Objective: Output all the data exactly. Pictures do not belong in the copy.

Data:
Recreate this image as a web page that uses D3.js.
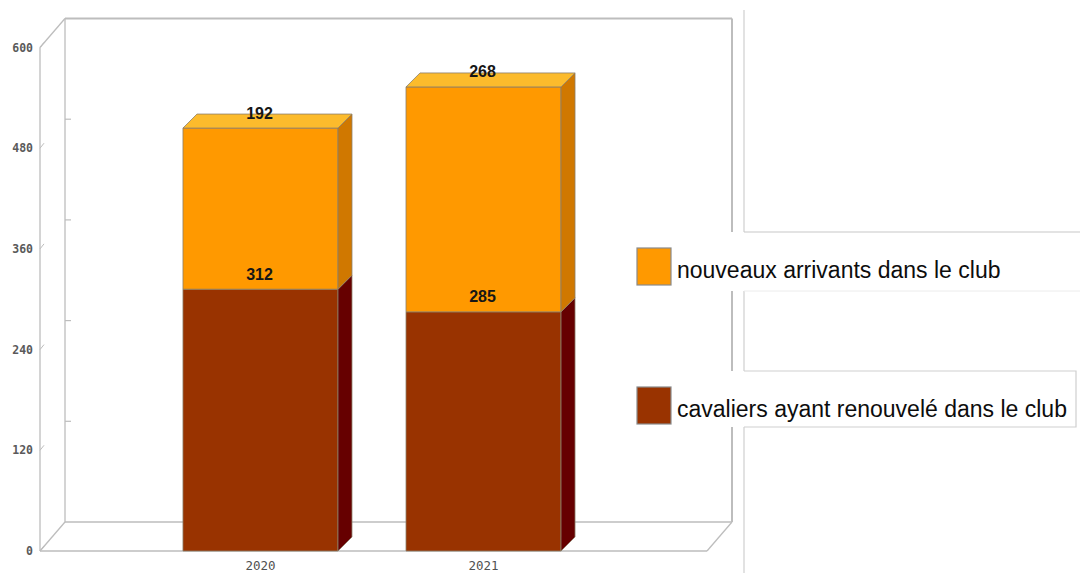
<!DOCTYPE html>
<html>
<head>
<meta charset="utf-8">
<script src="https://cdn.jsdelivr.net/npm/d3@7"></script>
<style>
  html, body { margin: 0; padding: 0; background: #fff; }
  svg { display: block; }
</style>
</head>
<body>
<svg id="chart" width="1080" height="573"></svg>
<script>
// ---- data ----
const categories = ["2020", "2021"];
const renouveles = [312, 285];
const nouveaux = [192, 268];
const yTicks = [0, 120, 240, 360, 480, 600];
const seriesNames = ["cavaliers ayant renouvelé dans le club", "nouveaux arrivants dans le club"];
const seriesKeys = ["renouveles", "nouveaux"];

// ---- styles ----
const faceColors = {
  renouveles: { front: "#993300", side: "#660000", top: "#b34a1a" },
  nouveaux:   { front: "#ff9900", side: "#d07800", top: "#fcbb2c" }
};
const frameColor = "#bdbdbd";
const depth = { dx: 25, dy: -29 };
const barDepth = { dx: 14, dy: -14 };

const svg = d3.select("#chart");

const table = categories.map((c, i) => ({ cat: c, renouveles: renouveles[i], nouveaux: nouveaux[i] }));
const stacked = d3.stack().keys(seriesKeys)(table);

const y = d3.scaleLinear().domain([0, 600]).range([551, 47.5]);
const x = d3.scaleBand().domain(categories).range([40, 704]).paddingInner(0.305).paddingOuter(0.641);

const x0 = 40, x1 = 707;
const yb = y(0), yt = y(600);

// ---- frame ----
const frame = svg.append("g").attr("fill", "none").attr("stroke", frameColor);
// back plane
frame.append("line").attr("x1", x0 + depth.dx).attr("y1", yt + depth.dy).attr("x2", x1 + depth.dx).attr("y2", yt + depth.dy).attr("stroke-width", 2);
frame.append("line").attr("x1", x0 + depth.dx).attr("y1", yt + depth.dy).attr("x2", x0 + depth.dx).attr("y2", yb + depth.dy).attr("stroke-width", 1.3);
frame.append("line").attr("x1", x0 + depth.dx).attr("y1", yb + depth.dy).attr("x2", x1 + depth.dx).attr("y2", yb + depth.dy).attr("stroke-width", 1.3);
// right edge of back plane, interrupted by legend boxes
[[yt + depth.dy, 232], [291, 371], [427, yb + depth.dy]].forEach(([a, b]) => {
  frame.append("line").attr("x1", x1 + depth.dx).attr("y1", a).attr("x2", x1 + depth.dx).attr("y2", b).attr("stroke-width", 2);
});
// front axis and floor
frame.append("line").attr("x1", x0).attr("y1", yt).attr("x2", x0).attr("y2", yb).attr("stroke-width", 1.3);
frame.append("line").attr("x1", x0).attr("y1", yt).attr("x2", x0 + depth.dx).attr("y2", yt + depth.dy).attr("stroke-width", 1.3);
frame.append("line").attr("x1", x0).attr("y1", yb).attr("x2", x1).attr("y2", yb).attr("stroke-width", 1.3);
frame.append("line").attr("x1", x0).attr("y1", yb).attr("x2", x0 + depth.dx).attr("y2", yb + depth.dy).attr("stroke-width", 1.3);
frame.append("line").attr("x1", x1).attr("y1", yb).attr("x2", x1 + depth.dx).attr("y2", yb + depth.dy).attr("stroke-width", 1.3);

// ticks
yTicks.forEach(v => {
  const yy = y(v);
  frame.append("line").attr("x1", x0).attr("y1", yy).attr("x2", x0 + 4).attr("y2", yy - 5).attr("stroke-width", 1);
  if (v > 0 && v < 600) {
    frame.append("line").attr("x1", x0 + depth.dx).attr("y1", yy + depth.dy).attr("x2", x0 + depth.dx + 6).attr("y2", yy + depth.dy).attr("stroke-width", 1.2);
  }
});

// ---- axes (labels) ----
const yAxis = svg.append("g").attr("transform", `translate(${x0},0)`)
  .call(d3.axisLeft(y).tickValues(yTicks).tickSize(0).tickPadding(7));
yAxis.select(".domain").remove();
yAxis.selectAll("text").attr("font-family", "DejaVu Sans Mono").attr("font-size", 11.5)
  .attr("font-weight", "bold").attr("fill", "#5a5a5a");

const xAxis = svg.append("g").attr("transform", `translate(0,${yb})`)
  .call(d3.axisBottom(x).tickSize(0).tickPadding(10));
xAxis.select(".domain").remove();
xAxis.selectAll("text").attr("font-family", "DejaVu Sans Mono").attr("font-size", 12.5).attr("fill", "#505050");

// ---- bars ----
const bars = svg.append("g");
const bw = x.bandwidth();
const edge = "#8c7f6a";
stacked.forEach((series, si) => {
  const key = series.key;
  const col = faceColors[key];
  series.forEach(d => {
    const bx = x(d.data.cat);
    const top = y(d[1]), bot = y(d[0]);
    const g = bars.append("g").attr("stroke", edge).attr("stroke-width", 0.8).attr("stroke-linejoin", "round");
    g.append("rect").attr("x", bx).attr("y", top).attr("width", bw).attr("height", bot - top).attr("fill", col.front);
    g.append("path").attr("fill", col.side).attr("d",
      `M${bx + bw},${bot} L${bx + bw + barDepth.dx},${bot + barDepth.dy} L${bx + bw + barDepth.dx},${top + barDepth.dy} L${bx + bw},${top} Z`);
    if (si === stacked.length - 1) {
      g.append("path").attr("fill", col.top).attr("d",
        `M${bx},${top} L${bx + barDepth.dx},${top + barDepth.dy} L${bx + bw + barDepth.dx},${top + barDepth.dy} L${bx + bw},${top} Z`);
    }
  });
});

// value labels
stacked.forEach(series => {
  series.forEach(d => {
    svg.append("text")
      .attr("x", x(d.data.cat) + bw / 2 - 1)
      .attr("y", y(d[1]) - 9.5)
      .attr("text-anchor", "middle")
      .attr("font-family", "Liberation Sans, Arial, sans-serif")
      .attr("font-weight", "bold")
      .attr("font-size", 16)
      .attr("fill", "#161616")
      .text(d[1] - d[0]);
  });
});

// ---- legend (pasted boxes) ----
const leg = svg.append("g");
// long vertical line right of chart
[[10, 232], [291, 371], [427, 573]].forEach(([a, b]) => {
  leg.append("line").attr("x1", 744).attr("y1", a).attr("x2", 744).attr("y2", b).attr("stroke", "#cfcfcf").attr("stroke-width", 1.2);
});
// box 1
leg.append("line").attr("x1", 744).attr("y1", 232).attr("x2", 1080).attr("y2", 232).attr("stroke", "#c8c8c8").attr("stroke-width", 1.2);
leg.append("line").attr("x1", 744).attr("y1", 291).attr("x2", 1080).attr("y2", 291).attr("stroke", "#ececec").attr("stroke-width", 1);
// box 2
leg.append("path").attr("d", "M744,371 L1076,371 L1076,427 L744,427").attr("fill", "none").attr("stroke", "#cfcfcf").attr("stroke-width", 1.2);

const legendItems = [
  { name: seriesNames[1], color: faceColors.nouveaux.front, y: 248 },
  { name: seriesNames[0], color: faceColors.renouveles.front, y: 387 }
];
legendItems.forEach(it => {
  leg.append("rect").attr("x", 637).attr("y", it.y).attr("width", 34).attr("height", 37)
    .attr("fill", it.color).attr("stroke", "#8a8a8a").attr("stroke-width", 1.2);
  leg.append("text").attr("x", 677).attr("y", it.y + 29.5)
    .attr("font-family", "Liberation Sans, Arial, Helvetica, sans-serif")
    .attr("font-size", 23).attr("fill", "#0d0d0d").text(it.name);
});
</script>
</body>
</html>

Exercise answer:
Recreate this image as a web page that uses D3.js.
<!DOCTYPE html>
<html>
<head>
<meta charset="utf-8">
<script src="https://cdn.jsdelivr.net/npm/d3@7"></script>
<style>
  html, body { margin: 0; padding: 0; background: #fff; }
  svg { display: block; }
</style>
</head>
<body>
<svg id="chart" width="1080" height="573"></svg>
<script>
// ---- data ----
const categories = ["2020", "2021"];
const renouveles = [312, 285];
const nouveaux = [192, 268];
const yTicks = [0, 120, 240, 360, 480, 600];
const seriesNames = ["cavaliers ayant renouvelé dans le club", "nouveaux arrivants dans le club"];
const seriesKeys = ["renouveles", "nouveaux"];

// ---- styles ----
const faceColors = {
  renouveles: { front: "#993300", side: "#660000", top: "#b34a1a" },
  nouveaux:   { front: "#ff9900", side: "#d07800", top: "#fcbb2c" }
};
const frameColor = "#bdbdbd";
const depth = { dx: 25, dy: -29 };
const barDepth = { dx: 14, dy: -14 };

const svg = d3.select("#chart");

const table = categories.map((c, i) => ({ cat: c, renouveles: renouveles[i], nouveaux: nouveaux[i] }));
const stacked = d3.stack().keys(seriesKeys)(table);

const y = d3.scaleLinear().domain([0, 600]).range([551, 47.5]);
const x = d3.scaleBand().domain(categories).range([40, 704]).paddingInner(0.305).paddingOuter(0.641);

const x0 = 40, x1 = 707;
const yb = y(0), yt = y(600);

// ---- frame ----
const frame = svg.append("g").attr("fill", "none").attr("stroke", frameColor);
// back plane
frame.append("line").attr("x1", x0 + depth.dx).attr("y1", yt + depth.dy).attr("x2", x1 + depth.dx).attr("y2", yt + depth.dy).attr("stroke-width", 2);
frame.append("line").attr("x1", x0 + depth.dx).attr("y1", yt + depth.dy).attr("x2", x0 + depth.dx).attr("y2", yb + depth.dy).attr("stroke-width", 1.3);
frame.append("line").attr("x1", x0 + depth.dx).attr("y1", yb + depth.dy).attr("x2", x1 + depth.dx).attr("y2", yb + depth.dy).attr("stroke-width", 1.3);
// right edge of back plane, interrupted by legend boxes
[[yt + depth.dy, 232], [291, 371], [427, yb + depth.dy]].forEach(([a, b]) => {
  frame.append("line").attr("x1", x1 + depth.dx).attr("y1", a).attr("x2", x1 + depth.dx).attr("y2", b).attr("stroke-width", 2);
});
// front axis and floor
frame.append("line").attr("x1", x0).attr("y1", yt).attr("x2", x0).attr("y2", yb).attr("stroke-width", 1.3);
frame.append("line").attr("x1", x0).attr("y1", yt).attr("x2", x0 + depth.dx).attr("y2", yt + depth.dy).attr("stroke-width", 1.3);
frame.append("line").attr("x1", x0).attr("y1", yb).attr("x2", x1).attr("y2", yb).attr("stroke-width", 1.3);
frame.append("line").attr("x1", x0).attr("y1", yb).attr("x2", x0 + depth.dx).attr("y2", yb + depth.dy).attr("stroke-width", 1.3);
frame.append("line").attr("x1", x1).attr("y1", yb).attr("x2", x1 + depth.dx).attr("y2", yb + depth.dy).attr("stroke-width", 1.3);

// ticks
yTicks.forEach(v => {
  const yy = y(v);
  frame.append("line").attr("x1", x0).attr("y1", yy).attr("x2", x0 + 4).attr("y2", yy - 5).attr("stroke-width", 1);
  if (v > 0 && v < 600) {
    frame.append("line").attr("x1", x0 + depth.dx).attr("y1", yy + depth.dy).attr("x2", x0 + depth.dx + 6).attr("y2", yy + depth.dy).attr("stroke-width", 1.2);
  }
});

// ---- axes (labels) ----
const yAxis = svg.append("g").attr("transform", `translate(${x0},0)`)
  .call(d3.axisLeft(y).tickValues(yTicks).tickSize(0).tickPadding(7));
yAxis.select(".domain").remove();
yAxis.selectAll("text").attr("font-family", "DejaVu Sans Mono").attr("font-size", 11.5)
  .attr("font-weight", "bold").attr("fill", "#5a5a5a");

const xAxis = svg.append("g").attr("transform", `translate(0,${yb})`)
  .call(d3.axisBottom(x).tickSize(0).tickPadding(10));
xAxis.select(".domain").remove();
xAxis.selectAll("text").attr("font-family", "DejaVu Sans Mono").attr("font-size", 12.5).attr("fill", "#505050");

// ---- bars ----
const bars = svg.append("g");
const bw = x.bandwidth();
const edge = "#8c7f6a";
stacked.forEach((series, si) => {
  const key = series.key;
  const col = faceColors[key];
  series.forEach(d => {
    const bx = x(d.data.cat);
    const top = y(d[1]), bot = y(d[0]);
    const g = bars.append("g").attr("stroke", edge).attr("stroke-width", 0.8).attr("stroke-linejoin", "round");
    g.append("rect").attr("x", bx).attr("y", top).attr("width", bw).attr("height", bot - top).attr("fill", col.front);
    g.append("path").attr("fill", col.side).attr("d",
      `M${bx + bw},${bot} L${bx + bw + barDepth.dx},${bot + barDepth.dy} L${bx + bw + barDepth.dx},${top + barDepth.dy} L${bx + bw},${top} Z`);
    if (si === stacked.length - 1) {
      g.append("path").attr("fill", col.top).attr("d",
        `M${bx},${top} L${bx + barDepth.dx},${top + barDepth.dy} L${bx + bw + barDepth.dx},${top + barDepth.dy} L${bx + bw},${top} Z`);
    }
  });
});

// value labels
stacked.forEach(series => {
  series.forEach(d => {
    svg.append("text")
      .attr("x", x(d.data.cat) + bw / 2 - 1)
      .attr("y", y(d[1]) - 9.5)
      .attr("text-anchor", "middle")
      .attr("font-family", "Liberation Sans, Arial, sans-serif")
      .attr("font-weight", "bold")
      .attr("font-size", 16)
      .attr("fill", "#161616")
      .text(d[1] - d[0]);
  });
});

// ---- legend (pasted boxes) ----
const leg = svg.append("g");
// long vertical line right of chart
[[10, 232], [291, 371], [427, 573]].forEach(([a, b]) => {
  leg.append("line").attr("x1", 744).attr("y1", a).attr("x2", 744).attr("y2", b).attr("stroke", "#cfcfcf").attr("stroke-width", 1.2);
});
// box 1
leg.append("line").attr("x1", 744).attr("y1", 232).attr("x2", 1080).attr("y2", 232).attr("stroke", "#c8c8c8").attr("stroke-width", 1.2);
leg.append("line").attr("x1", 744).attr("y1", 291).attr("x2", 1080).attr("y2", 291).attr("stroke", "#ececec").attr("stroke-width", 1);
// box 2
leg.append("path").attr("d", "M744,371 L1076,371 L1076,427 L744,427").attr("fill", "none").attr("stroke", "#cfcfcf").attr("stroke-width", 1.2);

const legendItems = [
  { name: seriesNames[1], color: faceColors.nouveaux.front, y: 248 },
  { name: seriesNames[0], color: faceColors.renouveles.front, y: 387 }
];
legendItems.forEach(it => {
  leg.append("rect").attr("x", 637).attr("y", it.y).attr("width", 34).attr("height", 37)
    .attr("fill", it.color).attr("stroke", "#8a8a8a").attr("stroke-width", 1.2);
  leg.append("text").attr("x", 677).attr("y", it.y + 29.5)
    .attr("font-family", "Liberation Sans, Arial, Helvetica, sans-serif")
    .attr("font-size", 23).attr("fill", "#0d0d0d").text(it.name);
});
</script>
</body>
</html>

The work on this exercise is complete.